What Chickens Taught Me About A/B Testing
by Allison Otting • June 25, 2015
Early this Spring, some friends and I bought six little chicks. Cute, adorable little chicks.
If you’ve ever raised chickens, you know that roosters are kind of like teenage boys: loud, obnoxious and harass the females. Roosters are illegal in my city, so my friends and I knew that we didn’t want a rooster. We had chosen five chicks who had all been sexed as hens, with one little gamble chick.
As they grew, we noticed that our gamble chick was spunkier than the other five. There was a chance that we had a rooster, but with this breed it’s impossible to tell until they are a couple of months old. Since they were all supposed to be hens, I just figured the difference in this chick just had to do with its breed.
Well, after two months I was certain that it was a female. It didn’t have spurs or a crest, so we thought we were safe.
Unfortunately, one of us woke up early and found the little chicken (pathetically) trying to crow. We had a rooster on our hands and we had to give him away.

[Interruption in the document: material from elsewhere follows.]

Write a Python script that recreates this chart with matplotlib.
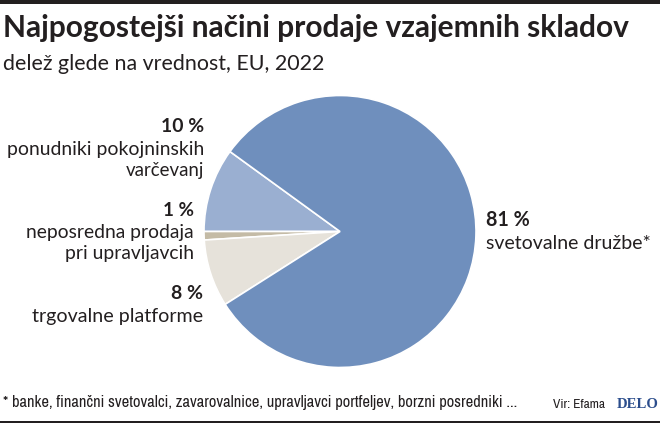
import matplotlib
matplotlib.use("Agg")
import matplotlib.pyplot as plt
from matplotlib.patches import Rectangle
from matplotlib import font_manager
from matplotlib.font_manager import FontProperties

# ---- data ----
categories = ["ponudniki pokojninskih\nvarčevanj",
              "neposredna prodaja\npri upravljavcih",
              "trgovalne platforme",
              "svetovalne družbe*"]
values = [10, 1, 8, 81]
pct_labels = ["10 %", "1 %", "8 %", "81 %"]
colors = ["#9aafd1", "#c4bba6", "#e6e2da", "#6f8fbd"]

title = "Najpogostejši načini prodaje vzajemnih skladov"
subtitle = "delež glede na vrednost, EU, 2022"
footnote = "* banke, finančni svetovalci, zavarovalnice, upravljavci portfeljev, borzni posredniki ..."
source = "Vir: Efama"
brand = "DELO"

W, H = 660, 424
TXT = "#231f20"
FONT = "Lato"

# look for a condensed face for the footer
cond_prop = None
for f in font_manager.fontManager.ttflist:
    n = f.name
    if any(k in n for k in ("Condensed", "Narrow")) and "Mono" not in n and "Serif" not in n:
        cond_prop = FontProperties(family=n)
        break
if cond_prop is None:
    for f in font_manager.fontManager.ttflist:
        if str(f.stretch) in ("condensed", "semi-condensed", "500", "300", "400") and "Condensed" in f.fname \
                and "Mono" not in f.fname and "Serif" not in f.fname and f.weight in (400, "normal"):
            cond_prop = FontProperties(fname=f.fname)
            break
if cond_prop is None:
    cond_prop = FontProperties(family=FONT)

fig = plt.figure(figsize=(W / 100, H / 100), dpi=100)
fig.patch.set_facecolor("white")
renderer = fig.canvas.get_renderer()


def px(x, y):
    return x / W, 1 - y / H


def put(x, y, s, width, ha="left", size=12, fp=None, **kw):
    color = kw.pop("color", TXT)
    if fp is not None:
        fp = fp.copy()
        fp.set_size(size)
        t = fig.text(*px(x, y), s, ha=ha, va="baseline", fontproperties=fp, color=color)
    else:
        t = fig.text(*px(x, y), s, ha=ha, va="baseline", fontsize=size, color=color, **kw)
    for _ in range(3):
        w = t.get_window_extent(renderer).width
        t.set_fontsize(t.get_fontsize() * width / w)
    return t


# header / footer rules
fig.add_artist(Rectangle(px(0, 4), 1, 4 / H, transform=fig.transFigure, color="#231f20", lw=0))
fig.add_artist(Rectangle(px(0, 423), 1, 2 / H, transform=fig.transFigure, color="#231f20", lw=0))

put(3, 37, title, 625, family=FONT, fontweight="bold", size=18)
put(3, 70, subtitle, 320, family=FONT, size=13)

# pie
cx, cy, r = 340, 231.5, 136
x0, y0 = px(cx - r, cy + r)
ax = fig.add_axes([x0, y0, 2 * r / W, 2 * r / H])
ax.pie(values, startangle=144, counterclock=True, colors=colors,
       wedgeprops=dict(edgecolor="white", linewidth=1.2))
ax.set_xlim(-1, 1)
ax.set_ylim(-1, 1)
ax.set_aspect("equal")
ax.axis("off")

# left labels
put(204, 132, pct_labels[0], 43, ha="right", family=FONT, fontweight="bold", size=14)
l1, l2 = categories[0].split("\n")
put(204, 155, l1, 197, ha="right", family=FONT, size=14)
put(204, 176, l2, 78, ha="right", family=FONT, size=14)

put(194, 216, pct_labels[1], 31, ha="right", family=FONT, fontweight="bold", size=14)
l1, l2 = categories[1].split("\n")
put(194, 238, l1, 168, ha="right", family=FONT, size=14)
put(194, 259, l2, 129, ha="right", family=FONT, size=14)

put(203, 299, pct_labels[2], 32, ha="right", family=FONT, fontweight="bold", size=14)
put(203, 322, categories[2], 170, ha="right", family=FONT, size=14)

# right label
put(486, 226, pct_labels[3], 44, family=FONT, fontweight="bold", size=14)
put(486, 249, categories[3], 164, family=FONT, size=14)

# footer
put(3, 407, footnote, 514, size=10, fp=cond_prop)
put(553, 408, source, 52, size=9, fp=cond_prop)
put(617, 408, brand, 42, family="Liberation Serif", fontweight="bold", size=11, color="#2b4d8c")

fig.savefig("out.png", dpi=100, facecolor="white")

Honestly, it was heartbreaking, even though the little guy was a pain in the butt.
Nice Story, But What Does This Have to Do with A/B Testing?
With my chickens, I jumped to conclusions before enough time had passed to get accurate data. I knew better. I had talked to other chicken owners who had all told me the same thing. You can’t tell male and female chickens apart for at least two months.

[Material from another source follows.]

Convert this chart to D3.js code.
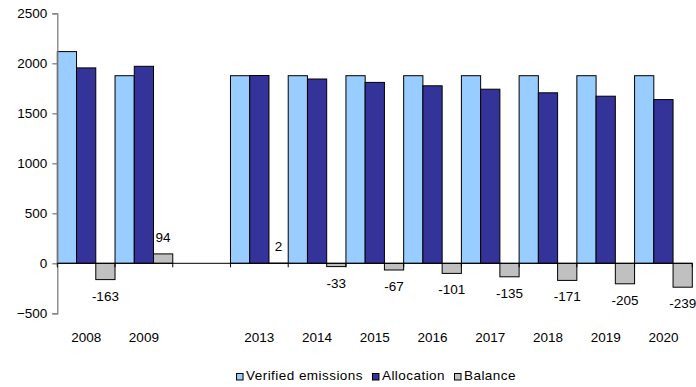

The problem was, I wanted the chicken to be a hen. So, at one month, I had convinced myself that he was a she. My data, chick and conclusions were immature, but I was even telling people he was most certainly a hen because I was emotionally attached to him.
It’s easy to make the same mistake with our marketing efforts. Early results look encouraging or even dramatically positive and we jump to conclusions. Then, we get attached to those conclusions, which only makes matters worse, because we often end up ignoring data that tells us we’re wrong or we make a decision before enough data has come in!
Unfortunately, this sort of mistake happens all the time in A/B testing, especially amongst new marketers or with slow traffic campaigns.
It even gets me sometimes. For example, last week I started writing a case study about a client with great new results. In fact, I finished the entire blog post and then realized that the data I was going to use to back everything up had changed dramatically.
Don’t Count Your Landing Pages Before They Hatch
Here’s what happened: We have a client that provides surety bonds for all sorts of situations. Not surprisingly, their landing page needed to exude the sort of expertise and trust you expect from a bond company. So, we set up their landing page to provide a little bit of information about their services, some testimonials and a multi-step form for a bond quote.
The page was performing well enough; but, after performing a dozen new variant tests on this page, nothing was moving the needle in any substantial sort of way. We tried headlines, buttons and even a few full redesigns. We were starting to feel stumped…and then I looked at our testimonials.
Social proof can be great, but this seemed like one of those times where it might be backfiring. The testimonials were a bit sketchy looking when it came to content and photos, so I decided that it was time for a change.
The “fix”
At first, I tried reformatting the testimonials to look like pull quotes without photos. That didn’t do the trick. I moved them around to see if position would do anything. Nada. Finally, I thought I’d try a bit of existence testing and remove the testimonials completely.
Guess what? Over the next two months we saw a steady 15% bump in conversions! It was a miracle.
I concluded that the testimonials were hurting the landing page and we killed the original variant off. I was pretty proud of myself for figuring out the problem, so I wrote up a blog post about my results and was just about ready to publish…until I went back to take the data screenshots I needed.
Instead of great results, I found a surprise.
Not only had the overall conversion rate dropped, but it was now below the original variant it had beat!
What did I do wrong?
Honestly, there are a lot of possible explanations for this sudden change in results.
- It could have been a generally bad month for the industry.
- The test might have been set up wrong from the beginning.
- Maybe I just didn’t wait long enough to get the results.
Unfortunately, this change leaves me in an awkward position. My great winning test is now a dud and I’m not really sure why. In hindsight, we didn’t start our variants at the same time, so the original has a lot more backlogged data in its conversion rate, which makes it difficult to tell what is really going on.
Overall, the whole situation has left me feeling more confused than enlightened.
Conclusion
The moral of the story is that—whether you’re raising chickens or split-testing landing pages—you can’t let your conclusions outrun your data.
Fortunately, we already have another variant beating both of the originals, so it looks like we’ll end up with a winner after all. It turns out that people buying bonds like more information about said bonds. BUT, I don’t want to jump to conclusions.
After all, I’ve promised myself that I’d stop making any assumptions about my landing pages or chickens.
Ever find yourself in a similar situation? What did you learn?